Bundesrat ist die große Unbekannte

Allerdings gibt es noch eine große Unbekannte in dem Verfahren: den Bundesrat. Er muss der Neuregelung zustimmen. Allerdings fordern einige rot-grüne Länder ein Moratorium: Erst sollten alle Risiken der neuen Fördermethoden geklärt sein, ehe überhaupt Genehmigungen erteilt werden könnten. Selbst die Umweltverträglichkeitsprüfung ginge nach dieser Lesart zu weit: Denn ist die erst bestanden, müssen die Behörden auch die Genehmigung zum umstrittenen Fracking erteilen.

Dagegen setzt das Bundeswirtschaftsministerium darauf, dass sich die Unternehmen nun selbst um schonendere Technologien bemühen. "Die Industrie hat angekündigt, umweltfreundliche Methoden zu entwickeln", heißt es aus dem Hause Rösler. "Das bietet eine gute Zukunftsperspektive, auch wenn die tatsächlichen Fortschritte zunächst abgewartet werden müssen."

Interessenten an den unterirdischen Lagerstätten gibt es zuhauf. Unternehmen wie ExxonMobil, Wintershall oder die kanadische BNK Petroleum haben sich hierzulande schon entsprechende Claims gesichert.
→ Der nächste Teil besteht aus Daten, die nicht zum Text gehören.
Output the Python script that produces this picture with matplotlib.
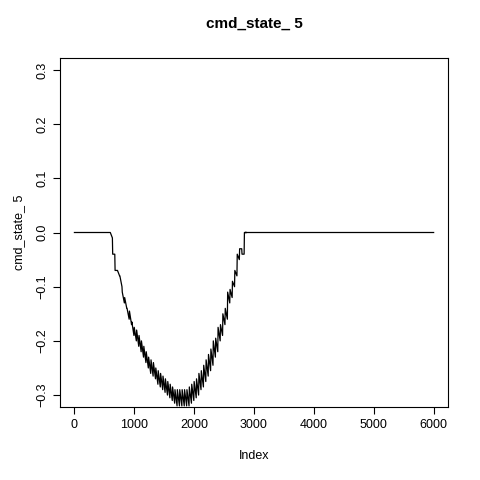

Ob sich die 2,3 Billionen Kubikmeter allerdings jemals fördern lassen, ist ungewiss, und das nicht nur der Auflagen wegen.

Wie viel Gas steckt im deutschen Schiefer?

Wie viel Gas sich tatsächlich im deutschen Schiefer verbirgt, konnte auch die Bundesanstalt für Geowissenschaften und Rohstoffe nicht eruieren. Die 2,3 Billionen sind das Maximum - das Minimum liegt dagegen bei 700 Milliarden Kubikmetern.

Auch Polen, das sich einst riesige Mengen des unkonventionellen Gases versprach, musste seine Erwartungen zwischenzeitlich herunterschrauben. Allerdings gibt es auch andere Beispiele: Die USA etwa stehen vor einem unverhofften Überfluss, seit sie sowohl Öl als auch Gas mit den unkonventionellen Methoden fördern. Allerdings sind die auch weniger dicht besiedelt.